Fair Value Measurements
The Company determines the fair market values of its financial assets and liabilities, as well as non-financial assets and
liabilities that are recognized or disclosed at fair value on a recurring basis, based on the fair value hierarchy established in
U.S. GAAP. The Company measures its financial assets and liabilities using inputs from the following three levels of the fair value
hierarchy. The three levels are as follows:
Level 1 inputs are unadjusted quoted prices in active markets for identical assets or liabilities that the Company has the
ability to access at the measurement date.
Level 2 inputs include quoted prices for similar assets and liabilities in active markets, quoted prices for identical or
similar assets or liabilities in markets that are not active, inputs other than quoted prices that are observable for the asset
or liability (i.e., interest rates, yield curves, etc.), and inputs that are derived principally from or corroborated by observable
market data by correlation or other means (market corroborated inputs).

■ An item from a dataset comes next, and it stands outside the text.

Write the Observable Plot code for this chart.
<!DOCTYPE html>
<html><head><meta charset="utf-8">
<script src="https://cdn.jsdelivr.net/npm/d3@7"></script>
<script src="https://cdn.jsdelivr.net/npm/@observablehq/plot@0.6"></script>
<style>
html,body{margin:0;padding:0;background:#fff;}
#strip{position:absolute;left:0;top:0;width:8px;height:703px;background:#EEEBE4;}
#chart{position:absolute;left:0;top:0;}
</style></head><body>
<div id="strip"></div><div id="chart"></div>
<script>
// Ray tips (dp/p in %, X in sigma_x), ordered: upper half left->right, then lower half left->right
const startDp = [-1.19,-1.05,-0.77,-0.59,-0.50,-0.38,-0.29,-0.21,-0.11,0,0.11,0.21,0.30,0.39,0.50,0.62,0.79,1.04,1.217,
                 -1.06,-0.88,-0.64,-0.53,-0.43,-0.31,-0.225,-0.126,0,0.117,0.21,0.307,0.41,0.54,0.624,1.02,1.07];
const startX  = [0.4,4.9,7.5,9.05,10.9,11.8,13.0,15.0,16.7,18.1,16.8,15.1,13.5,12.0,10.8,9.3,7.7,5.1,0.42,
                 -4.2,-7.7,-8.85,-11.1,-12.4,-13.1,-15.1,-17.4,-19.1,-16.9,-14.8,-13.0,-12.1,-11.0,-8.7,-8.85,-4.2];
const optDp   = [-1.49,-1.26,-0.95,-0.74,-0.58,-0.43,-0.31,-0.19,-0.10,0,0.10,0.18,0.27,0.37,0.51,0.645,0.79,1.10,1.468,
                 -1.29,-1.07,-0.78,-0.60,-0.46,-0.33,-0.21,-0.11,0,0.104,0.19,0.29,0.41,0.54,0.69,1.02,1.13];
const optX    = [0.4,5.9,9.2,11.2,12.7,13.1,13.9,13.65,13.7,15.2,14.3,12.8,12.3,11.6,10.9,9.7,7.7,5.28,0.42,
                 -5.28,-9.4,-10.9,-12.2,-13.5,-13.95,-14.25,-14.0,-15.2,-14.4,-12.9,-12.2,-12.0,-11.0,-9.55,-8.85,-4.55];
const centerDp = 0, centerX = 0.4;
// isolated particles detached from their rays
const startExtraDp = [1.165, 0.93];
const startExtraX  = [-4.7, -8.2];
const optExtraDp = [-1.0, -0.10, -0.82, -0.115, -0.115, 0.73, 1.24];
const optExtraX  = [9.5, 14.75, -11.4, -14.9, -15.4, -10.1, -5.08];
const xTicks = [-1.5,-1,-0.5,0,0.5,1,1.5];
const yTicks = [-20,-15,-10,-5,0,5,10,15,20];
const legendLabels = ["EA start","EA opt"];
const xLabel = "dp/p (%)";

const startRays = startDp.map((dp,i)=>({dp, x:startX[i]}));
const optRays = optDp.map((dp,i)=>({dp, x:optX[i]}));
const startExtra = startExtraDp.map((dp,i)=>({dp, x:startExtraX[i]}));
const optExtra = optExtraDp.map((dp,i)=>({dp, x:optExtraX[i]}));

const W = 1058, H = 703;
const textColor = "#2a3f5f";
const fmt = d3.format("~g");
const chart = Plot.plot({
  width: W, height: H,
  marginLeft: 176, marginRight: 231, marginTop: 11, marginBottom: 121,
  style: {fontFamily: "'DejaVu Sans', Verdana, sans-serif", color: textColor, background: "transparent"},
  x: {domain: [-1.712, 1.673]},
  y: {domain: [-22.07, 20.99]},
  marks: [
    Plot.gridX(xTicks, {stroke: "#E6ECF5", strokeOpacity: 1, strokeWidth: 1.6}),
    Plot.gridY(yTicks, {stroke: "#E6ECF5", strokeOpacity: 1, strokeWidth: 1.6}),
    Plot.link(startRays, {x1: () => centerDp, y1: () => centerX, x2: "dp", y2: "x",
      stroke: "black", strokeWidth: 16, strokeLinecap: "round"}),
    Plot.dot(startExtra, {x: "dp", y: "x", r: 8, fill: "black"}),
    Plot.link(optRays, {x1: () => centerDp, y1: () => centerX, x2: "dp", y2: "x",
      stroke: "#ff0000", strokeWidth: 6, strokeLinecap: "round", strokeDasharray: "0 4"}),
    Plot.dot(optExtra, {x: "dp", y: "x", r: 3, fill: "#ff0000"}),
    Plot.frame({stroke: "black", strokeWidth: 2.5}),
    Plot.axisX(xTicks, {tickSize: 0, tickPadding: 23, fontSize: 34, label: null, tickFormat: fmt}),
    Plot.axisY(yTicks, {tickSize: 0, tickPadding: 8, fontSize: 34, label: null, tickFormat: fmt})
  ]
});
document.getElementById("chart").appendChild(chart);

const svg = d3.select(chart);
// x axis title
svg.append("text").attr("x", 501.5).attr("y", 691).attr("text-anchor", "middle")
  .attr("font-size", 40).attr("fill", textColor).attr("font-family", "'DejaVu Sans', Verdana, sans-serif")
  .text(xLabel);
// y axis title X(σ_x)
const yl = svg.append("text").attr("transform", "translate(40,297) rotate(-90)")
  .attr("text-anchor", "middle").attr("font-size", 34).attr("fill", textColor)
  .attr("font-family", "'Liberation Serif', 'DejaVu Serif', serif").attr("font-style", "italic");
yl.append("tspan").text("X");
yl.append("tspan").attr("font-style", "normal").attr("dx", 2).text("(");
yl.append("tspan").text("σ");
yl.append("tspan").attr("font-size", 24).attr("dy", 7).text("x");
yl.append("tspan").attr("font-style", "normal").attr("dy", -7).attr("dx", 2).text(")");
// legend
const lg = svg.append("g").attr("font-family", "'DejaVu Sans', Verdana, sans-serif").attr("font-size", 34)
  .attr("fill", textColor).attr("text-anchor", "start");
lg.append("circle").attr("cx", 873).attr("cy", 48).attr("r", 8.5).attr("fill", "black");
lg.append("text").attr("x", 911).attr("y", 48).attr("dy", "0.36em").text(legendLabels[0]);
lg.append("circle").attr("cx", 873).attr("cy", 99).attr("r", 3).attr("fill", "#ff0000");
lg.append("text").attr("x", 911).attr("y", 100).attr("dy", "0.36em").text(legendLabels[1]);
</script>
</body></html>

Level 3 includes unobservable inputs that reflect our assumptions about the assumptions that market participants would
use in pricing the asset or liability. The Company develops these inputs based on the best information available, including
our own data.
For more information on the financial instruments the Company measures at fair value, see Note 11, Fair Value Measurements.
Income Taxes
The Company utilizes the liability method of accounting for income taxes. Under the liability method, deferred taxes are
determined based on the temporary differences between the financial statement and tax bases of assets and liabilities using enacted
tax rates. A valuation allowance is recorded when it is more likely than not that some of the deferred tax assets will not be realized.
The Company also determines its tax contingencies in accordance with U.S. GAAP governing the accounting for contingencies.

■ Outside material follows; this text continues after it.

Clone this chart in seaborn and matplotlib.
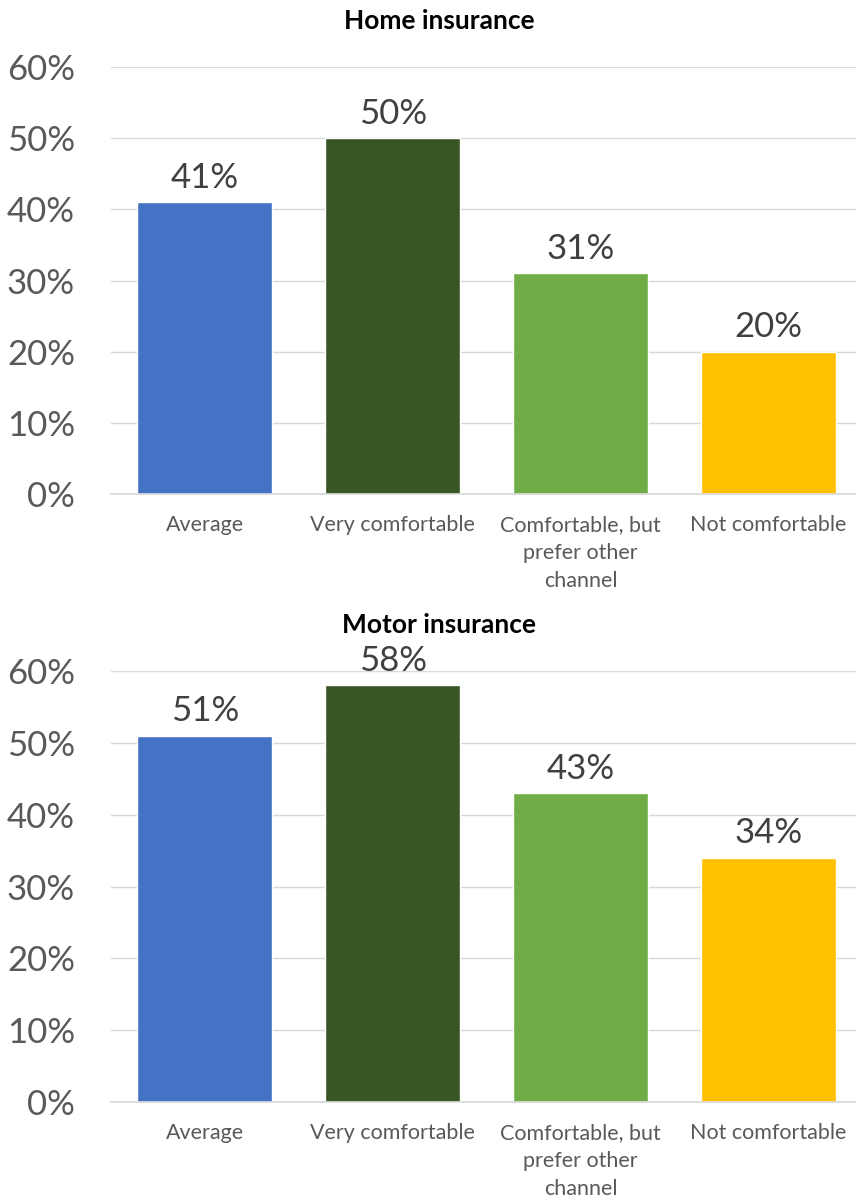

The Company records estimated tax liabilities to the extent the contingencies are probable and can be reasonably estimated.
The Company recognizes the tax benefit from an uncertain tax position only if it is more likely than not that the tax position
will be sustained on examination by the taxing authorities, based on the technical merits of the position. The tax benefits recognized
in the financial statements from such a position are measured based on the largest benefit that has a greater than fifty percent
likelihood of being realized upon ultimate resolution.
Stock-Based Compensation
Members of the Board of Directors and certain employees are eligible to receive stock options, restricted stock, restricted
stock units and performance units pursuant to the DineEquity, Inc. 2011 Stock Incentive Plan. The Company accounts for all stock-
based payments to employees and non-employee directors, including grants of stock options, restricted stock and restricted stock
units to be recognized in the financial statements, based on their respective grant date fair values. The Company also reports the
benefits of tax deduction in excess of recognized compensation cost as a financing cash flow.

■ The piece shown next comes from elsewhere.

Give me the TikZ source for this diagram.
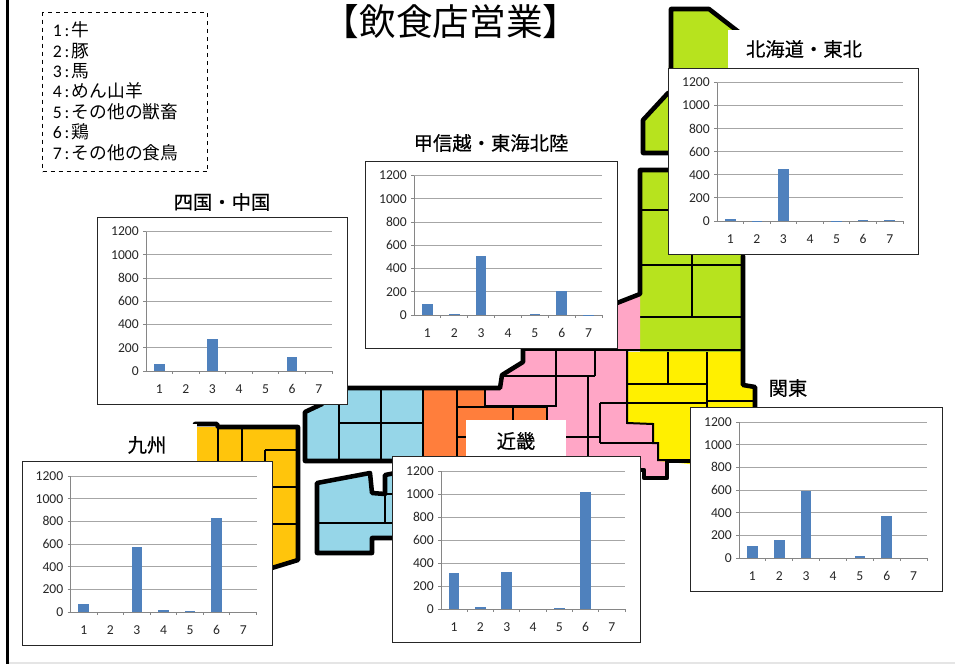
\documentclass[tikz,border=0pt]{standalone}
\usepackage{fontspec}
\setmainfont{Carlito}
\newfontfamily\cjk{Noto Sans CJK JP}
\newfontfamily\cjkheavy[FakeBold=0.35]{Noto Sans CJK JP}
\definecolor{cgreen}{HTML}{B7E31E}
\definecolor{cpink}{HTML}{FFA6C6}
\definecolor{cyellow}{HTML}{FFF000}
\definecolor{corange}{HTML}{FF7E3C}
\definecolor{cblue}{HTML}{96D6E8}
\definecolor{cgold}{HTML}{FFC50C}
\definecolor{cbar}{HTML}{4F81BD}
\definecolor{cgrid}{HTML}{A6A6A6}
\definecolor{caxis}{HTML}{868686}
\definecolor{ctext}{HTML}{262626}
\tikzset{
  inner/.style={draw=black,line width=1.5pt},
  coast/.style={draw=black,line width=3.4pt,line join=round,line cap=round},
  chartbox/.style={draw=black!85,line width=1pt,fill=white},
  gridline/.style={draw=cgrid,line width=0.75pt},
  axisline/.style={draw=caxis,line width=0.75pt},
  barfill/.style={fill=cbar},
  ticklabel/.style={font=\fontsize{10.2}{11}\selectfont,text=ctext,inner sep=0pt},
  regiontitle/.style={font=\cjkheavy\fontsize{14.5}{15}\selectfont,text=black,inner sep=0pt},
  whitepatch/.style={fill=white,draw=none},
}
\newcommand{\legline}[2]{\makebox[14.3pt][l]{#1\,:}{\cjk #2}}
% #1 name, #2 left, #3 top, #4 width, #5 height, #6 values
\newcommand{\barchart}[6]{%
  \begin{scope}[shift={(#2,#3)}]
    \node[chartbox,inner sep=0pt,anchor=north west,
          minimum width=#4*0.75pt,minimum height=#5*0.75pt] (#1) at (0,0) {};
    \pgfmathsetmacro{\pzero}{#5-33}
    \pgfmathsetmacro{\pscale}{(#5-33-15)/1200}
    \pgfmathsetmacro{\pstep}{(#4-49-15)/7}
    \foreach \g in {200,400,...,1200}{
      \draw[gridline] (49,{\pzero-\g*\pscale}) -- (#4-15,{\pzero-\g*\pscale});
    }
    \foreach \g in {0,200,...,1200}{
      \draw[axisline] (46,{\pzero-\g*\pscale}) -- (49,{\pzero-\g*\pscale});
      \node[ticklabel,anchor=east] at (42,{\pzero-\g*\pscale}) {\g};
    }
    \draw[axisline] (49,{\pzero-1200*\pscale}) -- (49,\pzero) -- (#4-15,\pzero);
    \foreach \v [count=\i] in {#6}{
      \pgfmathsetmacro{\cx}{49+(\i-0.5)*\pstep}
      \ifdim\v pt>0pt
        \fill[barfill] ({\cx-5.3},\pzero) rectangle ({\cx+5.3},{\pzero-\v*\pscale});
      \fi
      \draw[axisline] ({49+\i*\pstep},\pzero) -- ({49+\i*\pstep},\pzero+3);
      \node[ticklabel] at (\cx,\pzero+18) {\i};
    }
  \end{scope}
}
\begin{document}
\begin{tikzpicture}[x=0.75pt,y=-0.75pt]
\useasboundingbox (0,0) rectangle (955,664);
\fill[white] (0,0) rectangle (955,664);
% page edges
\draw[draw=black,line width=2.2pt] (7.5,0) -- (7.5,664);
\draw[draw=black!10,line width=0.8pt] (9,663) -- (955,663);
% Hokkaido and Tohoku
\fill[cgreen] (671,9) -- (709,9) -- (740,35) -- (740,153) -- (643,153) -- (643,120) -- (668,93) -- cycle;
\draw[coast] (668,93) -- (643,120) -- (643,153) -- (680,153);
\draw[coast] (671,93) -- (671,9) -- (709,9) -- (740,33);
\fill[cgreen] (640,170) -- (740,170) -- (743,256) -- (743,352) -- (640,352) -- cycle;
\draw[inner] (640,210) -- (692,210) (640,265) -- (743,265) (640,317) -- (743,317) (692,210) -- (692,317);
% Pink
\fill[cpink] (617,303) -- (640,294) -- (640,350) -- (627,350) -- (627,423) -- (653,423) -- (653,443) -- (658,443) -- (658,461) -- (667,461) -- (667,478) -- (644,478) -- (644,470) -- (560,470) -- (547,456) -- (547,407) -- (485,407) -- (485,390) -- (500,388) -- (502,375) -- (523,362) -- (523,340) -- cycle;
\draw[inner] (523,350) -- (640,350) (556,350) -- (556,407) (595,350) -- (595,376) (502,376) -- (595,376) (588,376) -- (588,470) (485,406) -- (556,406) (600,403) -- (600,443) (600,403) -- (627,403) (600,443) -- (653,443) (547,437) -- (600,437);
% Yellow
\fill[cyellow] (627,352) -- (743,352) -- (743,385) -- (755,387) -- (755,420) -- (700,465) -- (658,461) -- (658,443) -- (653,443) -- (653,425) -- (627,423) -- cycle;
\draw[inner] (627,350) -- (743,350) (627,350) -- (627,423) -- (653,424) -- (653,443) -- (658,443) -- (658,460) -- (700,460);
\draw[inner] (668,352) -- (668,384) (707,352) -- (707,407) (627,384) -- (707,384) (627,403) -- (707,403) (707,401) -- (755,401);
% Orange
\fill[corange] (423,388) -- (485,388) -- (485,407) -- (547,407) -- (547,470) -- (423,470) -- cycle;
\draw[inner] (423,388) -- (423,470) (457,388) -- (457,470) (485,388) -- (485,407) (457,407) -- (547,407) (457,437) -- (480,437) (513,407) -- (513,430) (547,407) -- (547,430);
% Blue Honshu
\fill[cblue] (305,412) -- (347,388) -- (423,388) -- (423,461) -- (305,461) -- cycle;
\draw[inner] (339,395) -- (339,461) (381,388) -- (381,461) (339,423) -- (423,423) (423,388) -- (423,461);
% Honshu coast
\draw[coast] (392,461) -- (305,461) -- (305,412) -- (322,404);
\draw[coast] (340,388) -- (500,388) -- (502,375) -- (523,362) -- (523,345);
\draw[coast] (617,303) -- (640,294) -- (640,170) -- (680,170);
\draw[coast] (743,256) -- (743,385) -- (755,387) -- (755,410);
\draw[coast] (695,461) -- (667,461) -- (667,478) -- (644,478) -- (644,470) -- (636,470);
% Shikoku
\fill[cblue] (317,483) -- (370,473) -- (372,493) -- (385,494) -- (385,475) -- (400,473) -- (400,538) -- (372,538) -- (372,553) -- (317,553) -- cycle;
\draw[inner] (317,523) -- (400,523) (385,494) -- (385,523) (385,494) -- (400,494);
\draw[coast] (395,473) -- (385,475) -- (385,494) -- (372,493) -- (370,473) -- (317,483) -- (317,553) -- (372,553) -- (372,538) -- (400,538);
% Kyushu
\fill[cgold] (190,427) -- (298,427) -- (298,560) -- (260,572) -- (190,572) -- cycle;
\draw[inner] (218,427) -- (218,470) (242,427) -- (242,470) (265,450) -- (298,450) (265,450) -- (265,470) (265,487) -- (298,487) (265,524) -- (298,524);
\draw[coast] (195,424) -- (217,424) -- (218,427) -- (298,427) -- (298,560) -- (262,571);
% White title patches
\fill[whitepatch] (728,30) rectangle (884,68);
\fill[whitepatch] (466,420) rectangle (566,457);
\fill[whitepatch] (100,424) rectangle (197,462);
% Charts
\barchart{chartkanto}{690}{407}{252}{184}{110,160,590,0,15,370,0}
\barchart{charthokkaido}{668}{67.5}{250}{186.5}{20,3,450,0,3,10,8}
\barchart{chartkoshin}{365}{160.5}{252}{187.5}{95,5,505,0,5,210,3}
\barchart{chartshikoku}{97}{216.5}{250}{187.5}{60,0,275,0,0,120,0}
\barchart{chartkyushu}{21.5}{461}{250}{184}{70,0,575,20,5,830,0}
\barchart{chartkinki}{392}{456}{248}{186}{310,15,320,0,10,1015,0}
% Titles
\node[font=\cjk\fontsize{27.5}{29}\selectfont,inner sep=0pt] (maintitle) at (451,22) {【飲食店営業】};
\node[regiontitle] (thokkaido) at (804,49) {北海道・東北};
\node[regiontitle] (tkoshin) at (491,143) {甲信越・東海北陸};
\node[regiontitle] (tshikoku) at (222,202) {四国・中国};
\node[regiontitle] (tkanto) at (788,388) {関東};
\node[regiontitle] (tkinki) at (516,441) {近畿};
\node[regiontitle] (tkyushu) at (147,445) {九州};
% Legend
\node[draw=black,dashed,line width=1.1pt,fill=white,anchor=north west,minimum width=165*0.75pt,minimum height=159*0.75pt,inner sep=0pt] (legendbox) at (42,12) {};
\node[anchor=north west,inner sep=0pt,align=left,font=\fontsize{13.3}{15.3}\selectfont,text=black] (legendtext) at (52.5,21.5) {\legline{1}{牛}\\\legline{2}{豚}\\\legline{3}{馬}\\\legline{4}{めん山羊}\\\legline{5}{その他の獣畜}\\\legline{6}{鶏}\\\legline{7}{その他の食鳥}};
\end{tikzpicture}
\end{document}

U.S. GAAP requires companies to estimate the fair value of stock-based payment awards on the date of grant using an option-
pricing model. The value of the portion of the award that is ultimately expected to vest is recognized as expense ratably over the
requisite service periods. The Company has estimated the fair value of each award as of the date of grant or assumption using the
Black-Scholes option pricing model, which considers, among other factors, the expected life of the award and the expected volatility
of the Company' stock price. Although the Black-Scholes model meets the requirements of U.S. GAAP and the Securities and
Exchange Commission (the "SEC") as an option-pricing model, the fair values generated by the model may not be indicative of
the actual fair values of the Company's awards, as it does not consider other factors important to those stock-based payment awards,
such as continued employment or service, periodic vesting requirements and limited transferability.
Comprehensive Income (Loss)
The Company displays comprehensive income (loss) in the Consolidated Statements of Changes in Stockholders' Equity,
with additional disclosure regarding the components in the Notes to the Consolidated Financial Statements. Accumulated other
comprehensive loss is primarily attributable a temporary decline in the fair value of available-for-sale securities.